Saturday, February 4, 2012

Moral Rules, Community Standards and Conscience.

beliefnet

If we are to make any sense of this topic, Morality, we must distinguish between moral behavior and moral rules. Moral behavior is concerned with how we treat each other and how we treat other animals. When we mistreat someone, we should feel guilt or remorse. When we hear of someone mistreated, we should feel moral outrage. These feelings are innate and instinctive. We refer to these instincts that enable us to discern right from wrong as Conscience.
onefreespirit
There is a third distinction that must be considered: Community moral imperatives which preceed the moral rules. This is where the intersection of reason and moral outrage result in a workable community. And where workable communities may be in considerable conflict.
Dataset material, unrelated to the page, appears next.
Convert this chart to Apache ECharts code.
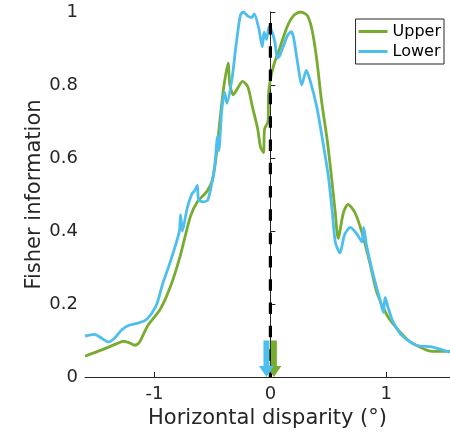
<!DOCTYPE html>
<html>
<head>
<meta charset="utf-8">
<script src="https://cdn.jsdelivr.net/npm/echarts@6/dist/echarts.min.js"></script>
<style>html,body{margin:0;padding:0;background:#fff}#c{width:450px;height:434px}</style>
</head>
<body>
<div id="c"></div>
<script>
// Disparity (deg) / Fisher information pairs
const upperX = [-1.6,-1.45,-1.32,-1.27,-1.22,-1.17,-1.13,-1.06,-0.95,-0.86,-0.78,-0.69,-0.63,-0.545,-0.50,-0.47,-0.43,-0.40,-0.365,-0.35,-0.32,-0.285,-0.24,-0.195,-0.155,-0.11,-0.085,-0.06,-0.05,-0.02,-0.015,0.025,0.085,0.145,0.20,0.26,0.32,0.36,0.40,0.44,0.49,0.53,0.56,0.585,0.63,0.67,0.73,0.79,0.86,0.92,1.01,1.10,1.20,1.29,1.38,1.55];
const upperY = [0.057,0.075,0.092,0.098,0.094,0.087,0.095,0.14,0.186,0.25,0.33,0.44,0.48,0.51,0.54,0.60,0.72,0.80,0.86,0.80,0.773,0.79,0.81,0.795,0.74,0.68,0.63,0.615,0.68,0.70,0.78,0.85,0.905,0.96,0.99,1.0,0.99,0.95,0.87,0.76,0.65,0.54,0.45,0.38,0.45,0.473,0.45,0.396,0.31,0.23,0.167,0.13,0.098,0.082,0.071,0.07];
const lowerX = [-1.6,-1.52,-1.45,-1.40,-1.35,-1.28,-1.22,-1.15,-1.08,-1.03,-0.98,-0.93,-0.87,-0.82,-0.785,-0.775,-0.76,-0.72,-0.68,-0.655,-0.63,-0.62,-0.58,-0.54,-0.50,-0.48,-0.455,-0.445,-0.42,-0.395,-0.375,-0.33,-0.30,-0.26,-0.235,-0.19,-0.16,-0.14,-0.10,-0.07,-0.055,-0.035,-0.01,0.015,0.04,0.06,0.08,0.11,0.15,0.18,0.20,0.24,0.27,0.31,0.345,0.40,0.45,0.50,0.535,0.56,0.60,0.64,0.69,0.75,0.79,0.805,0.83,0.89,0.945,0.975,0.99,1.02,1.06,1.14,1.26,1.40,1.55];
const lowerY = [0.112,0.117,0.105,0.096,0.105,0.13,0.142,0.147,0.155,0.172,0.20,0.255,0.31,0.36,0.40,0.445,0.40,0.46,0.50,0.51,0.525,0.485,0.48,0.485,0.54,0.58,0.66,0.62,0.73,0.78,0.75,0.82,0.90,0.99,1.0,0.988,0.985,0.995,0.955,0.905,0.945,0.925,0.96,0.945,0.915,0.874,0.88,0.905,0.937,0.946,0.93,0.85,0.80,0.84,0.81,0.74,0.65,0.55,0.45,0.37,0.34,0.39,0.41,0.39,0.37,0.41,0.36,0.277,0.213,0.177,0.218,0.186,0.15,0.112,0.087,0.082,0.068];
// zero-disparity reference line (drawn top to bottom)
const refX = [0, 0];
const refY = [0.97, 0];
// arrow markers (preferred disparity): x positions and arrow top
const arrowUpperX = 0.03;
const arrowLowerX = -0.034;
const arrowTop = 0.1;
// tick labels
const xTicks = [-1, 0, 1];

const GREEN = '#77AC30', BLUE = '#4DBEEE', AX = '#262626';
const zip = (a, b) => a.map((v, i) => [v, b[i]]);

function arrowItem(color) {
  return function (params, api) {
    const x = api.value(0), top = api.value(1);
    const pt = api.coord([x, top]);
    const pb = api.coord([x, 0]);
    const cx = pt[0], sw = 3, hw = 7.5, hh = 11;
    return {
      type: 'polygon',
      shape: { points: [[cx - sw, pt[1]], [cx + sw, pt[1]], [cx + sw, pb[1] - hh], [cx + hw, pb[1] - hh], [cx, pb[1]], [cx - hw, pb[1] - hh], [cx - sw, pb[1] - hh]] },
      style: { fill: color }
    };
  };
}

const chart = echarts.init(document.getElementById('c'), null, { renderer: 'canvas' });
chart.setOption({
  animation: false,
  backgroundColor: '#fff',
  textStyle: { fontFamily: 'DejaVu Sans' },
  grid: { left: 85, right: 0, top: 12, bottom: 56 },
  legend: {
    data: ['Upper', 'Lower'],
    orient: 'vertical',
    right: 6, top: 19,
    icon: 'rect', itemWidth: 29, itemHeight: 3, itemGap: 3,
    padding: [4, 3, 4, 3],
    borderColor: AX, borderWidth: 1, backgroundColor: '#fff',
    textStyle: { fontFamily: 'DejaVu Sans', fontSize: 16, color: '#000', lineHeight: 17 }
  },
  xAxis: {
    type: 'value', min: -1.6, max: 1.55,
    name: 'Horizontal disparity (°)', nameLocation: 'middle', nameGap: 31, nameMoveOverlap: false,
    nameTextStyle: { fontFamily: 'DejaVu Sans', fontSize: 21, color: AX },
    axisLine: { show: true, onZero: false, lineStyle: { color: AX, width: 1 } },
    axisTick: { show: true, inside: true, length: 5, customValues: xTicks, lineStyle: { color: AX } },
    axisLabel: { customValues: xTicks, fontFamily: 'DejaVu Sans', fontSize: 18, color: AX, margin: 8 },
    splitLine: { show: false }
  },
  yAxis: {
    type: 'value', min: 0, max: 1, interval: 0.2,
    name: 'Fisher information', nameLocation: 'middle', nameGap: 40, nameMoveOverlap: false,
    nameTextStyle: { fontFamily: 'DejaVu Sans', fontSize: 21, color: AX },
    axisLine: { show: true, lineStyle: { color: AX, width: 1 } },
    axisTick: { show: true, inside: true, length: 5, lineStyle: { color: AX } },
    axisLabel: { fontFamily: 'DejaVu Sans', fontSize: 18, color: AX, margin: 7, formatter: v => String(+v.toFixed(1)) },
    splitLine: { show: false }
  },
  series: [
    { name: 'Upper', type: 'line', data: zip(upperX, upperY), showSymbol: false, smooth: 0.25, color: GREEN, lineStyle: { color: GREEN, width: 2.8 }, z: 2 },
    { name: 'Lower', type: 'line', data: zip(lowerX, lowerY), showSymbol: false, smooth: 0.25, color: BLUE, lineStyle: { color: BLUE, width: 2.8 }, z: 3 },
    { name: 'ref', type: 'line', data: zip(refX, refY), showSymbol: false, lineStyle: { color: '#000', width: 3.2, type: [11.5, 11.8] }, z: 4 },
    { name: 'arrowU', type: 'custom', data: [[arrowUpperX, arrowTop]], renderItem: arrowItem(GREEN), z: 5 },
    { name: 'arrowL', type: 'custom', data: [[arrowLowerX, arrowTop]], renderItem: arrowItem(BLUE), z: 6 }
  ]
});
</script>
</body>
</html>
As an example consider the food animals. At one extreme is the community exemplified by PETA. At the other is the community of trophy hunters that waste the food that may be subsistance for other carnivores or even their poorer neighbors. In the middle we have a mixture of rules, and community standards for the ethical treatment of food animals. The rules basically are concerned with humane slaughter. Community standards which are rapidly and rationally evolving concern the treatment of food animals while alive. There is a local university where the community standard is that free range meat is the only meat served in campus eating places. It is served side by side with soy based products for the PETA crowd. If you want cheap feedlot meat products you must go off campus, and being seen in a feedlot or manufactured food establishment may result in community scorn at the very mildest. Most of the local off campus eateries must comply with the free range ethic to survive.